Over the weekend I had an opportunity to listen to The Art of Manliness’ newest podcast episode on John Boyd, more specifically with Robert Coram who wrote the biography Boyd: The Fighter Pilot who Changed the Art of War. In our Sayoc and Atienza training we have often referenced one of Boyd’s contributions to strategy, the OODA Loop and this interview was a nice introduction (for me) as to who John Boyd was, and his impact in military strategy.
In a prior post on John Boyd, The Art of Manliness had already referenced a talk that Boyd would often give to young soldiers and mentees. He would tell them:
“One day you will come to a fork in the road… And you’re going to have to make a decision about which direction you want to go. If you go that way you can be somebody. You will have to make compromises and you will have to turn your back on your friends. But you will be a member of the club and you will get promoted and you will get good assignments. Or you can go that way and you can do something — something for your country and for your Air Force and for yourself. If you decide you want to do something, you may not get promoted and you may not get the good assignments and you certainly will not be a favorite of your superiors. But you won’t have to compromise yourself. You will be true to your friends and to yourself. And your work might make a difference. To be somebody or to do something. In life there is often a roll call. That’s when you will have to make a decision. To be or to do? Which way will you go?”
According to Robert Coram many of his students would vow to do something, or try and make change when given opportunities to make a difference. Our nation’s military academies place a priority on instilling virtues in their prospective military leadership, however as Coram notes they often do not tell their cadets that there is always a price for doing the right thing; there is a price for virtue. Sometimes the price is very high.

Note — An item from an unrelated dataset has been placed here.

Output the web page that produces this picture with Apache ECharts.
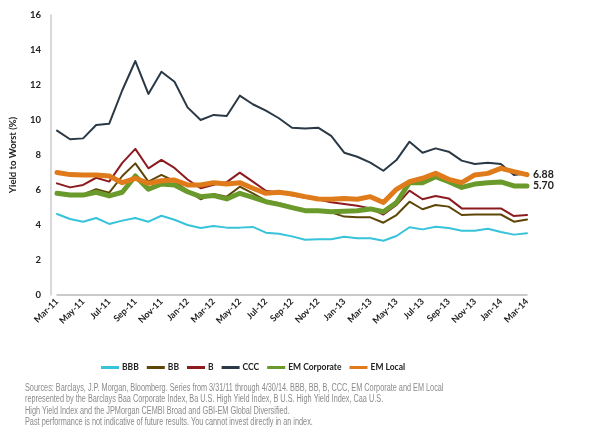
<!DOCTYPE html>
<html>
<head>
<meta charset="utf-8">
<script src="https://cdn.jsdelivr.net/npm/echarts@6/dist/echarts.min.js"></script>
<style>
  html, body { margin: 0; padding: 0; background: #fff; }
  #chart { width: 600px; height: 435px; }
</style>
</head>
<body>
<div id="chart"></div>
<script>
  // months Mar-11 .. Mar-14
  const months = ['Mar-11','Apr-11','May-11','Jun-11','Jul-11','Aug-11','Sep-11','Oct-11','Nov-11','Dec-11',
    'Jan-12','Feb-12','Mar-12','Apr-12','May-12','Jun-12','Jul-12','Aug-12','Sep-12','Oct-12','Nov-12','Dec-12',
    'Jan-13','Feb-13','Mar-13','Apr-13','May-13','Jun-13','Jul-13','Aug-13','Sep-13','Oct-13','Nov-13','Dec-13',
    'Jan-14','Feb-14','Mar-14'];

  const bbb = [4.63,4.34,4.19,4.4,4.06,4.25,4.4,4.19,4.53,4.3,4.0,3.83,3.94,3.85,3.85,3.89,3.56,3.5,3.35,3.16,3.18,3.18,
    3.33,3.24,3.24,3.1,3.37,3.87,3.75,3.9,3.83,3.67,3.67,3.79,3.6,3.45,3.53];
  const bb = [5.85,5.72,5.75,6.04,5.85,6.8,7.52,6.48,6.86,6.5,5.95,5.47,5.77,5.62,6.19,5.81,5.39,5.24,5.05,4.82,4.77,4.72,
    4.48,4.44,4.44,4.13,4.57,5.33,4.9,5.14,5.05,4.57,4.6,4.6,4.6,4.19,4.32];
  const b = [6.38,6.15,6.29,6.7,6.48,7.55,8.35,7.24,7.72,7.26,6.6,6.1,6.3,6.45,6.99,6.48,5.96,5.85,5.7,5.55,5.45,5.3,
    5.2,5.1,4.95,4.6,5.14,5.96,5.47,5.66,5.52,4.95,4.95,4.95,4.95,4.51,4.57];
  const ccc = [9.39,8.9,8.95,9.71,9.79,11.7,13.37,11.49,12.76,12.19,10.72,10.0,10.29,10.23,11.39,10.9,10.53,10.1,9.56,9.52,
    9.56,9.09,8.13,7.9,7.56,7.1,7.71,8.76,8.13,8.38,8.19,7.68,7.49,7.56,7.49,6.86,6.95];
  const emCorporate = [5.81,5.71,5.71,5.87,5.66,5.87,6.8,6.04,6.34,6.29,5.9,5.62,5.68,5.49,5.81,5.58,5.33,5.18,4.99,4.82,
    4.82,4.76,4.79,4.82,4.92,4.76,5.28,6.42,6.42,6.76,6.48,6.15,6.34,6.42,6.46,6.23,6.23];
  const emLocal = [7.0,6.88,6.86,6.86,6.8,6.42,6.67,6.38,6.53,6.57,6.29,6.29,6.42,6.34,6.42,6.1,5.81,5.87,5.77,5.62,5.49,
    5.47,5.52,5.47,5.62,5.28,6.04,6.48,6.67,6.95,6.61,6.42,6.86,6.95,7.24,7.05,6.88];

  const endLabels = { 'EM Corporate': '5.70', 'EM Local': '6.88' };

  const footnote = [
    'Sources: Barclays, J.P. Morgan, Bloomberg. Series from 3/31/11 through 4/30/14. BBB, BB, B, CCC, EM Corporate and EM Local',
    'represented by the Barclays Baa Corporate Index, Ba U.S. High Yield Index, B U.S. High Yield Index, Caa U.S.',
    'High Yield Index and the JPMorgan CEMBI Broad and GBI-EM Global Diversified.',
    'Past performance is not indicative of future results. You cannot invest directly in an index.'
  ];

  const font = 'Lato, "DejaVu Sans", sans-serif';

  function line(name, data, color, width) {
    const s = {
      name: name,
      type: 'line',
      data: data,
      symbol: 'none',
      color: color,
      lineStyle: { width: width, color: color, cap: 'round', join: 'round' }
    };
    if (endLabels[name]) {
      s.endLabel = {
        show: true,
        formatter: () => endLabels[name],
        color: '#222',
        fontFamily: font,
        fontWeight: 'bold',
        fontSize: 10.5,
        distance: 6
      };
    }
    return s;
  }

  let myChart = echarts.init(document.getElementById('chart'));
  myChart.setOption({
    animation: false,
    grid: { left: 53, right: 73, top: 15, bottom: 140 },
    legend: {
      left: 96,
      top: 358,
      icon: 'rect',
      itemWidth: 18,
      itemHeight: 3,
      itemGap: 8,
      textStyle: { fontFamily: font, fontWeight: 'bold', fontSize: 8.5, color: '#222', padding: [0, 0, 0, -2] },
      data: ['BBB', 'BB', 'B', 'CCC', 'EM Corporate', 'EM Local']
    },
    xAxis: {
      type: 'category',
      boundaryGap: false,
      data: months,
      axisLine: { lineStyle: { color: '#bbb', width: 1.5 } },
      axisTick: { show: false },
      axisLabel: {
        interval: 1,
        rotate: 45,
        margin: 5,
        fontFamily: font,
        fontWeight: 'bold',
        fontSize: 9,
        color: '#222'
      }
    },
    yAxis: {
      type: 'value',
      min: 0,
      max: 16,
      interval: 2,
      offset: 6,
      name: 'Yield to Worst (%)',
      nameLocation: 'middle',
      nameGap: 33,
      nameTextStyle: { fontFamily: font, fontWeight: 'bold', fontSize: 9.5, color: '#222' },
      axisLine: { show: true, lineStyle: { color: '#ccc', width: 1.5 } },
      axisTick: { show: false },
      splitLine: { show: false },
      axisLabel: { margin: 10, fontFamily: font, fontWeight: 'bold', fontSize: 9.5, color: '#222' }
    },
    series: [
      line('BBB', bbb, '#37c3d9', 2),
      line('BB', bb, '#5e4606', 2),
      line('B', b, '#8c1b1f', 2),
      line('CCC', ccc, '#2a3945', 2),
      line('EM Corporate', emCorporate, '#6a9a2b', 5),
      line('EM Local', emLocal, '#e07b1c', 5)
    ],
    // footnote set in a condensed look by squeezing the text horizontally
    graphic: footnote.map((t, i) => ({
      type: 'text',
      x: 25,
      y: 383 + i * 11.5,
      scaleX: 0.73,
      style: {
        text: t,
        fill: '#8a8a8a',
        font: '10px "Liberation Sans", sans-serif'
      }
    }))
  });
</script>
</body>
</html>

It takes fortitude and discipline to not only do the right thing, but stay true to your beliefs, adhere to your morals and champion your virtues.
One of the greatest benefits of martial arts training is the potential for good people to become empowered with physical ability, mental clarity and personal conviction to do just that. In our Monday night Sayoc and Atienza class we often frame techniques or drills in scenarios. We place them in context to fuel them with meaning and significance. Learning Sayoc Transition Drills or Atienza Evolutions give us a sound foundation for technical skills with and without knives. But they also contain the structure and framework for us to live powerful lives, so that when the day comes when we are offered the chance to do the right thing, to live our virtues, we have strengthened our spirit through our bodies and minds. And we are prepared to pay the price.
To be somebody or do something. To be or to do? Which way will you go?
More commentary, analysis and actual pieces of John Boyd’s contributions can also be found at slightlyeastofnew.com.
One thought on “To Be or To Do: The Price of Virtue”
A fantastic piece! This is a reality most people never consider as we have been conditioned to seek approval from our “authority” figures. Quite often this approval comes at the expense of our personal morals or ethics. Strength of character means not always being the “yes man” and thinking or acting for yourself. This is how you preserve your virtue. Great piece Guro!